◆ What to work on:
Pull out each line of the data that includes the word "React".

- - -

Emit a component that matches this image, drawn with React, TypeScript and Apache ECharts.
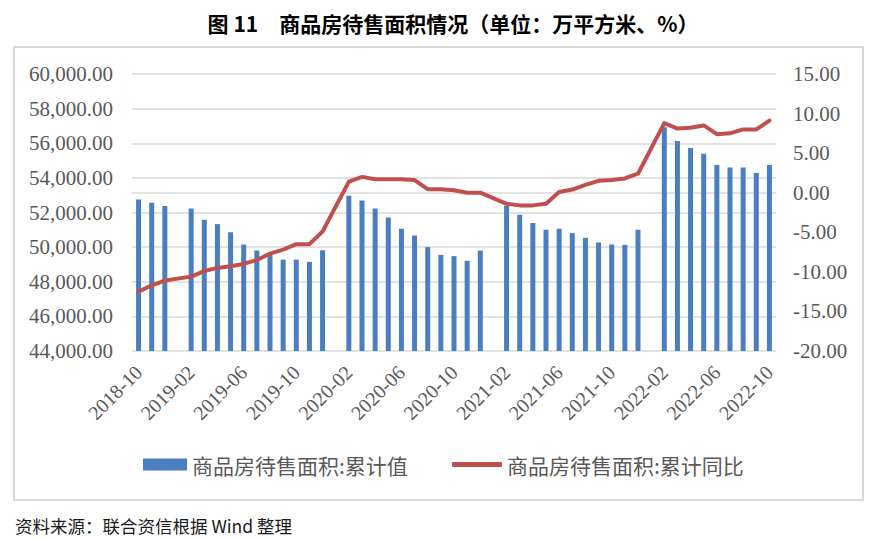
import React, { useEffect, useRef } from "react";
import * as echarts from "echarts";

const months: string[] = [
  "2018-10", "2018-11", "2018-12",
  "2019-01", "2019-02", "2019-03", "2019-04", "2019-05", "2019-06",
  "2019-07", "2019-08", "2019-09", "2019-10", "2019-11", "2019-12",
  "2020-01", "2020-02", "2020-03", "2020-04", "2020-05", "2020-06",
  "2020-07", "2020-08", "2020-09", "2020-10", "2020-11", "2020-12",
  "2021-01", "2021-02", "2021-03", "2021-04", "2021-05", "2021-06",
  "2021-07", "2021-08", "2021-09", "2021-10", "2021-11", "2021-12",
  "2022-01", "2022-02", "2022-03", "2022-04", "2022-05", "2022-06",
  "2022-07", "2022-08", "2022-09", "2022-10",
];

// 商品房待售面积:累计值 (万平方米); January not published
const areaValues: (number | null)[] = [
  52750, 52560, 52370,
  null, 52230, 51580, 51330, 50860, 50150,
  49800, 49550, 49280, 49280, 49150, 49820,
  null, 52970, 52700, 52230, 51710, 51060,
  50670, 50000, 49550, 49480, 49210, 49800,
  null, 52390, 51870, 51400, 51000, 51060,
  50810, 50540, 50270, 50150, 50130, 51000,
  null, 56920, 56130, 55720, 55390, 54740,
  54600, 54600, 54280, 54740,
];

// 商品房待售面积:累计同比 (%)
const yoyValues: (number | null)[] = [
  -12.5, -11.7, -11.1,
  null, -10.6, -9.9, -9.5, -9.3, -9.0,
  -8.5, -7.7, -7.2, -6.5, -6.5, -4.9,
  null, 1.4, 2.0, 1.7, 1.7, 1.7,
  1.6, 0.45, 0.45, 0.3, 0.0, 0.0,
  null, -1.4, -1.6, -1.6, -1.4, 0.1,
  0.4, 1.0, 1.5, 1.6, 1.8, 2.4,
  null, 8.8, 8.1, 8.2, 8.5, 7.4,
  7.5, 8.0, 8.0, 9.1,
];

const seriesNames = ["商品房待售面积:累计值", "商品房待售面积:累计同比"];
const titleText = "图 11　商品房待售面积情况（单位：万平方米、%）";
const sourceText = "资料来源：联合资信根据 Wind 整理";

const LEFT_MIN = 44000;
const LEFT_MAX = 60000;
const LEFT_STEP = 2000;
const RIGHT_MIN = -20;
const RIGHT_MAX = 15;
const RIGHT_STEP = 5;

const SERIF = '"Liberation Serif", "Times New Roman", serif';
const CJK = '"Noto Sans CJK SC", "Noto Sans", sans-serif';
const LABEL_COLOR = "#595959";
const GRID_COLOR = "#d9d9d9";

export default function App() {
  const ref = useRef<HTMLDivElement>(null);

  useEffect(() => {
    if (!ref.current) return;
    const chart = echarts.init(ref.current, undefined, { renderer: "svg" });
    const option: any = {
      animation: false,
      backgroundColor: "#ffffff",
      title: {
        text: titleText,
        left: 448,
        top: 7,
        textAlign: "center",
        textStyle: {
          fontFamily: CJK,
          fontWeight: "bold",
          fontSize: 21,
          color: "#000000",
        },
      },
      graphic: [
        {
          type: "rect",
          shape: { x: 14, y: 47, width: 849, height: 453 },
          style: { fill: "none", stroke: GRID_COLOR, lineWidth: 2 },
          silent: true,
        },
        {
          type: "text",
          left: 15,
          top: 517,
          style: {
            text: sourceText,
            font: `17.5px ${CJK}`,
            fill: "#1a1a1a",
          },
          silent: true,
        },
      ],
      grid: { left: 132, top: 74, right: 102, bottom: 187, containLabel: false },
      legend: [
        {
          left: 143,
          top: 454,
          padding: 0,
          itemWidth: 44,
          itemHeight: 12,
          icon: "rect",
          data: [{ name: seriesNames[0], itemStyle: { color: "#4a7ebf" } }],
          textStyle: { fontFamily: CJK, fontSize: 21, color: LABEL_COLOR },
        },
        {
          left: 452,
          top: 454,
          padding: 0,
          itemWidth: 50,
          itemHeight: 5,
          icon: "roundRect",
          data: [{ name: seriesNames[1], itemStyle: { color: "#c0504d" } }],
          textStyle: { fontFamily: CJK, fontSize: 21, color: LABEL_COLOR },
        },
      ],
      xAxis: {
        type: "category",
        data: months,
        boundaryGap: true,
        axisTick: { show: false },
        axisLine: { show: true, lineStyle: { color: GRID_COLOR, width: 1.5 } },
        axisLabel: {
          interval: 3,
          rotate: 45,
          margin: 18,
          fontFamily: SERIF,
          fontSize: 20,
          color: LABEL_COLOR,
        },
      },
      yAxis: [
        {
          type: "value",
          min: LEFT_MIN,
          max: LEFT_MAX,
          interval: LEFT_STEP,
          axisLine: { show: false },
          axisTick: { show: false },
          splitLine: { show: true, lineStyle: { color: GRID_COLOR, width: 1.5 } },
          axisLabel: {
            margin: 19,
            fontFamily: SERIF,
            fontSize: 21,
            color: LABEL_COLOR,
            formatter: (v: number) =>
              v.toLocaleString("en-US", { minimumFractionDigits: 2, maximumFractionDigits: 2 }),
          },
        },
        {
          type: "value",
          min: RIGHT_MIN,
          max: RIGHT_MAX,
          interval: RIGHT_STEP,
          position: "right",
          axisLine: { show: false },
          axisTick: { show: false },
          splitLine: { show: false },
          axisLabel: {
            margin: 17,
            fontFamily: SERIF,
            fontSize: 21,
            color: LABEL_COLOR,
            formatter: (v: number) => v.toFixed(2),
          },
        },
      ],
      series: [
        {
          name: seriesNames[0],
          type: "bar",
          yAxisIndex: 0,
          data: areaValues,
          barWidth: 5,
          itemStyle: { color: "#4a7ebf" },
        },
        {
          name: seriesNames[1],
          type: "line",
          yAxisIndex: 1,
          data: yoyValues,
          connectNulls: true,
          symbol: "none",
          lineStyle: { color: "#c0504d", width: 4, join: "round", cap: "round" },
          itemStyle: { color: "#c0504d" },
          z: 3,
        },
      ],
    };
    chart.setOption(option);
    return () => chart.dispose();
  }, []);

  return (
    <div
      ref={ref}
      style={{ position: "fixed", left: 0, top: 0, width: 878, height: 538, background: "#fff" }}
    />
  );
}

- - -

◆ Answer:
Emit a component that matches this image, drawn with React, TypeScript and Apache ECharts.
import React, { useEffect, useRef } from "react";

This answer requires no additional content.